Tras el rechazo ciudadano al proyecto de Constitución, rechazo que puso en evidencia el escandaloso divorcio entre los ciudadanos europeos y sus políticos, los gobiernos europeos no han reaccionado como cabía esperar. No han renunciado a sus miserias y propuesto una constitución más ciudadana, participativa y democrática, que sirviera de base para construir una verdadera Europa común ciudadana, sino que se han paralizado y parecen querer penalizar al pueblo con el vacío. Muchos de ellos han aprovechado la coyuntura para afianzar los respectivos gobiernos, consolidar sus privilegios y debilitar a la Comisión, cada día más débil y sometida a los gobiernos nacionales desde su ridículo exilio dorado en Bruselas.
El espectáculo de la economía es deprimente. Si en política, la base para construir Europa era la democracia, un sistema que cada país entiende a su manera y que algunos, como España, lo mentienen en un estado escuálido y degradado, en economía Europa se estaba construyendo sobre las bases del libre comercio, la cooperación entre estados miembros, la igualdad y la solidaridad, unos principios que exigían la desaparición de un nacionalismo que está resucitando en países como España con un vigor amenazante, y la limitación del intervencionismo público, otro mal que retorna con fuerza y que amenaza con paralizar por completo la construcción europea.

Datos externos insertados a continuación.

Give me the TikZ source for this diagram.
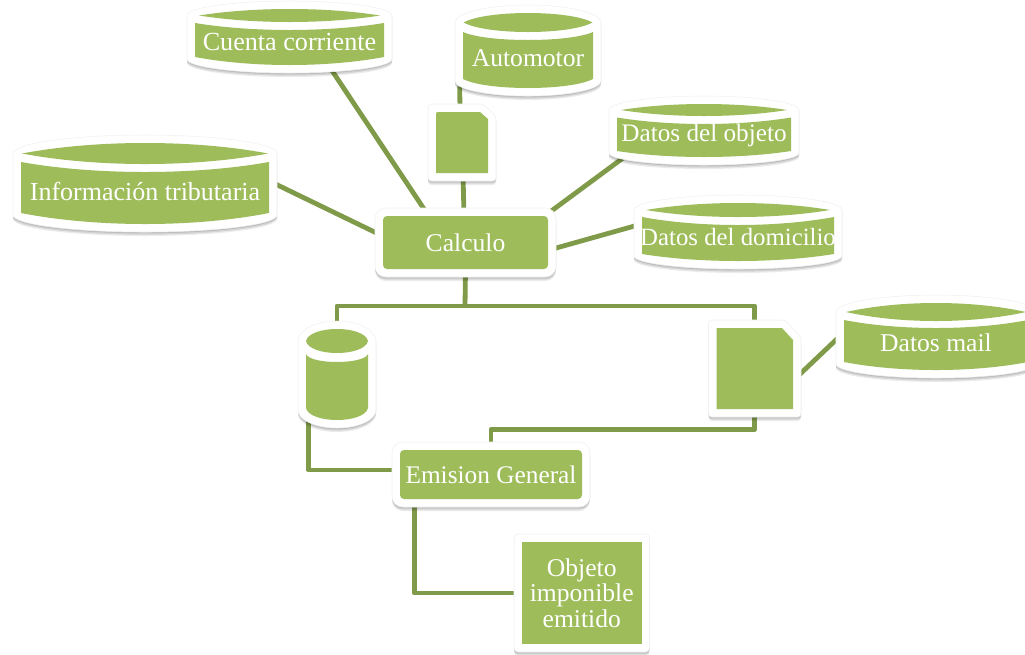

Pero es el capítulo de la política exterior el que quizás arroje un balance más desolador. Ni existe una política común, ni una autoridad que la sostenga, ni siquiera una ideología o una meta que permitan una planificación general. El ejemplo del trato a los dirigentes extranjeros es todo un síntoma de lo que ocurre: sabido es que los miembros de la UE se han comprometido a impedir la entrada en Europa del presidente bielorruso Lukashenko y de algunos de sus colaboradores más directos. Aunque nadie duda de la condición totalitaria de Lukashenko, cabe preguntarse por qué no se aplica la misma receta a dirigentes igualmente totalitarios, como son los emires saudíes y los dirigentes chinos, a los que se sigue recibiendo con los brazos abiertos, sólo porque tienen petroleo (saudies) o porque controlan mercados fascinantes (chinos).
Las amistades y alianzas de los distintos estados europeos son un claro reflejo del caos y de la decadencia. Mientras que países como Inglaterra y Polonia tienen alianzas estables con Estados Unidos y todos son, en teoría, defensores de los derechos humanos, otros paises, como España, refuerzan sus alianzas con países de marcado caracter totalitario, como Cuba, Venezuela, Bolivia y algunas repúblicas islámicas entregadas al radicalismo religioso y regidas por estructuras sociales medievales.
Europa sigue funcionando por inercia, pero ya sin alma, sin grandeza y sin otro motor que el interés en el mercado comunitario.